Как идет Ваше учение? Никак только не могу понять, на что Вам в Америке польский язык[57]. Разве Вы собираетесь его преподавать? И где и кому? Учиться польскому языку, должно быть, нелегко и довольно скучно — ничего нового он Вам не дает.
Писал ли Вам Струве по поводу ругани с Гулем?[58] И как Вы находите стиль Струве, книгу его Вы, я знаю, цените[59]. Но стиль?
Ну, вот и все на сегодня. Пожалуйста, продолжайте, или — вернее — начните снова писать стихи. Очень, очень и очень жаль, если Вы будете и дальше упорствовать в «неписании» и считать себя не-поэтом. Ведь вся наша с Г<еоргием> В<ладимировичем> дружба к Вам пошла с «Гурилевских романсов». С поэтом. А с не-поэтом, зная Вас за поэта, как нам быть? Пожалейте нас — и раз Вы сейчас в польской стихии — «Восстань и вспомни, Сам ты Бог!»[60]

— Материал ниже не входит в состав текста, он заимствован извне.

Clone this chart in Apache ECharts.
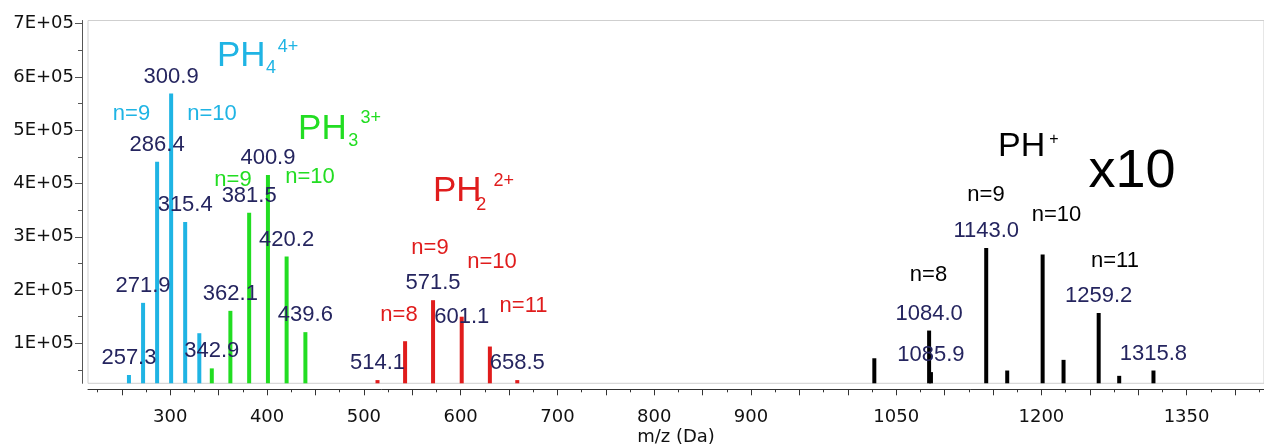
<!DOCTYPE html>
<html>
<head>
<meta charset="utf-8">
<script src="https://cdn.jsdelivr.net/npm/echarts@6/dist/echarts.min.js"></script>
<style>
  html, body { margin: 0; padding: 0; background: #fff; }
  #chart { width: 1264px; height: 447px; }
</style>
</head>
<body>
<div id="chart"></div>
<script>
// peaks (m/z, intensity), one pair of arrays per charge state
const ph4Mz = [257.3, 271.9, 286.4, 300.9, 315.4, 330.0];
const ph4Int = [40600, 176000, 441000, 569000, 328000, 119000];
const ph3Mz = [342.9, 362.1, 381.5, 400.9, 420.2, 439.6];
const ph3Int = [53000, 161000, 345000, 416000, 263000, 121000];
const ph2Mz = [514.1, 542.6, 571.5, 601.1, 630.2, 658.5];
const ph2Int = [31000, 104000, 181000, 150000, 94000, 31000];
// PH+ shown x10
const ph1Mz = [1027.4, 1084.0, 1085.9, 1143.0, 1164.7, 1201.3, 1222.9, 1259.2, 1280.4, 1315.8];
const ph1Int = [72000, 124000, 46000, 279000, 49000, 267000, 69000, 157000, 39000, 49000];

// peaks that carry an m/z label
const labelled = ['257.3', '271.9', '286.4', '300.9', '315.4', '342.9', '362.1', '381.5', '400.9',
  '420.2', '439.6', '514.1', '571.5', '601.1', '658.5', '1084.0', '1085.9', '1143.0', '1259.2', '1315.8'];

// axis tick labels
const xLabels = [300, 400, 500, 600, 700, 800, 900, 1050, 1200, 1350];
const yLabels = [100000, 200000, 300000, 400000, 500000, 600000, 700000];
const yMinor = [50000, 150000, 250000, 350000, 450000, 550000, 650000];

// ---- layout ----
const BLUE = '#1fb4e4', GREEN = '#22dd22', RED = '#e01c1c', NAVY = '#25255f';
const SANS = '"Liberation Sans", Arial, sans-serif';
const AXF = '"DejaVu Sans", sans-serif';

const xMajor = [], xMinorTicks = [];
for (let v = 250; v <= 1400; v += 50) xMajor.push(v);
for (let v = 225; v <= 1425; v += 50) xMinorTicks.push(v);

// text annotations in data coordinates
const notes = [
  { at: [348.3, 639000], text: 'PH', color: BLUE, size: 35 },
  { at: [399.0, 616000], text: '4', color: BLUE, size: 18 },
  { at: [411.0, 657000], text: '4+', color: BLUE, size: 18 },
  { at: [259.9, 530500], text: 'n=9', color: BLUE, size: 22, center: true },
  { at: [343.1, 530500], text: 'n=10', color: BLUE, size: 22, center: true },

  { at: [432.0, 502000], text: 'PH', color: GREEN, size: 35 },
  { at: [484.0, 479000], text: '3', color: GREEN, size: 18 },
  { at: [496.5, 522000], text: '3+', color: GREEN, size: 18 },
  { at: [364.8, 407600], text: 'n=9', color: GREEN, size: 22, center: true },
  { at: [444.4, 412200], text: 'n=10', color: GREEN, size: 22, center: true },

  { at: [571.4, 385000], text: 'PH', color: RED, size: 35 },
  { at: [616.0, 359000], text: '2', color: RED, size: 18 },
  { at: [634.0, 405000], text: '2+', color: RED, size: 18 },
  { at: [568.3, 279900], text: 'n=9', color: RED, size: 22, center: true },
  { at: [632.4, 253600], text: 'n=10', color: RED, size: 22, center: true },
  { at: [665.0, 171000], text: 'n=11', color: RED, size: 22, center: true },
  { at: [536.3, 153200], text: 'n=8', color: RED, size: 22, center: true },

  { at: [1155.2, 469500], text: 'PH', color: '#000', size: 34 },
  { at: [1208.0, 482000], text: '+', color: '#000', size: 16 },
  { at: [1293.6, 421600], text: 'x10', color: '#000', size: 54, center: true },
  { at: [1142.8, 379400], text: 'n=9', color: '#000', size: 22, center: true },
  { at: [1215.6, 340900], text: 'n=10', color: '#000', size: 22, center: true },
  { at: [1083.4, 229200], text: 'n=8', color: '#000', size: 22, center: true },
  { at: [1276.0, 255500], text: 'n=11', color: '#000', size: 22, center: true }
];

// label sitting on the bar top instead of above it
const labelShift = { '601.1': [0, 17] };

function peaks(mz, ints) {
  return mz.map((m, i) => {
    const key = m.toFixed(1);
    return {
      value: [m, ints[i]],
      label: { show: labelled.includes(key), offset: labelShift[key] || [0, 0] }
    };
  });
}

function barSeries(name, mz, ints, color) {
  return {
    name: name,
    type: 'bar',
    xAxisIndex: 0,
    yAxisIndex: 0,
    barWidth: 4,
    barGap: '-100%',
    itemStyle: { color: color },
    label: {
      position: 'top',
      distance: 6,
      color: NAVY,
      fontFamily: SANS,
      fontSize: 22,
      formatter: p => p.value[0].toFixed(1)
    },
    data: peaks(mz, ints)
  };
}

const chart = echarts.init(document.getElementById('chart'));

const option = {
  animation: false,
  backgroundColor: '#fff',
  grid: {
    left: 88, top: 20.5, right: 0, bottom: 63.7,
    containLabel: false,
    outerBoundsMode: 'none',
    show: true, borderColor: '#cfcfcf', borderWidth: 1
  },
  xAxis: [
    {
      type: 'value', min: 215, max: 1430, position: 'bottom', offset: 6,
      axisLine: { lineStyle: { color: '#333', width: 1 } },
      axisTick: { customValues: xMajor, length: 6, lineStyle: { color: '#333' } },
      axisLabel: {
        customValues: xLabels, margin: 19, color: '#111',
        fontFamily: AXF, fontSize: 18, formatter: v => String(v)
      },
      splitLine: { show: false },
      name: 'm/z (Da)', nameLocation: 'middle', nameGap: 39, nameMoveOverlap: false,
      nameTextStyle: { color: '#111', fontFamily: AXF, fontSize: 18 }
    },
    {
      type: 'value', min: 215, max: 1430, position: 'bottom', offset: 6,
      axisLine: { show: false },
      axisTick: { customValues: xMinorTicks, length: 3, lineStyle: { color: '#333' } },
      axisLabel: { show: false },
      splitLine: { show: false }
    }
  ],
  yAxis: [
    {
      type: 'value', min: 25000, max: 706000, position: 'left', offset: 6,
      axisLine: { show: true, lineStyle: { color: '#555', width: 1 } },
      axisTick: { show: true, customValues: yLabels, length: 7, lineStyle: { color: '#555' } },
      axisLabel: {
        customValues: yLabels, margin: 8, color: '#111',
        fontFamily: AXF, fontSize: 18,
        formatter: v => (v / 100000) + 'E+05'
      },
      splitLine: { show: false }
    },
    {
      type: 'value', min: 25000, max: 706000, position: 'left', offset: 6,
      axisLine: { show: false },
      axisTick: { show: true, customValues: yMinor, length: 4, lineStyle: { color: '#555' } },
      axisLabel: { show: false },
      splitLine: { show: false }
    }
  ],
  series: [
    barSeries('PH4 4+', ph4Mz, ph4Int, BLUE),
    barSeries('PH3 3+', ph3Mz, ph3Int, GREEN),
    barSeries('PH2 2+', ph2Mz, ph2Int, RED),
    barSeries('PH+ x10', ph1Mz, ph1Int, '#000'),
    {
      name: 'notes',
      type: 'scatter',
      xAxisIndex: 0,
      yAxisIndex: 0,
      symbolSize: 0,
      silent: true,
      z: 5,
      itemStyle: { opacity: 1 },
      data: notes.map(n => ({
        value: n.at,
        label: {
          show: true,
          position: 'inside',
          formatter: n.text,
          color: n.color,
          opacity: 1,
          fontFamily: SANS,
          fontSize: n.size,
          align: n.center ? 'center' : 'left',
          verticalAlign: 'middle'
        }
      }))
    }
  ]
};

chart.setOption(option);

window.addEventListener('resize', () => {
  chart.resize();
});
</script>
</body>
</html>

С самым сердечным приветом
<На полях:> Г<еоргий> В<ладимирович> Вам сердечно кланяется. И по поклону от меня всем членам Вашего семейства. Особенно глубокий В<ашей> жене.
<14 января 1957 г.>[61]
С Новым годом!
Дорогой Владимир Федрович,
Желаем Вам и всему Вашему семейству всяческого благополучия и удачи во всем в 1957 году.
Я не смогла Вам ответить сразу, так как ужасно простудилась в нашем нетопленом доме и пролежала две недели. Думали, что начинается воспаление легких, но впрыскивания инсулина прекратили его. И вот в первый день нового года — по старому стилю — я настолько поправилась, что могу поздравить Вас.
Но Вы, должно быть, не празднуете старо-стильного Нового года. Это только мы, зубры-эмигранты. Впрочем, я таклюблю праздники, что готова праздновать любые и всегда справляю именины на Антона и на Ануфрия[62], не только свои, но и всех близких.
Вы ошибаетесь, Г<еоргий> В<ладимирович> не не хочет, а не может Вам написать. Он очень даже хотел бы — Вам, как никому другому, т. к. он полн к Вам не только дружбы, но и нежности, совсем не свойственной ему. Но у него от малейшего усилия, просто от того, что он садится за стол и берет перо в руку, начинает болеть голова.
За короткое письмо он платит бессонной ночью, а это, конечно, несоразмерная плата. Все же он почти каждый день говорит — сегодня непременно напишу Маркову. Ваши письма он читает по несколько раз. Так что продолжайте, пожалуйста, писать ему. И мне тоже, пожалуйста.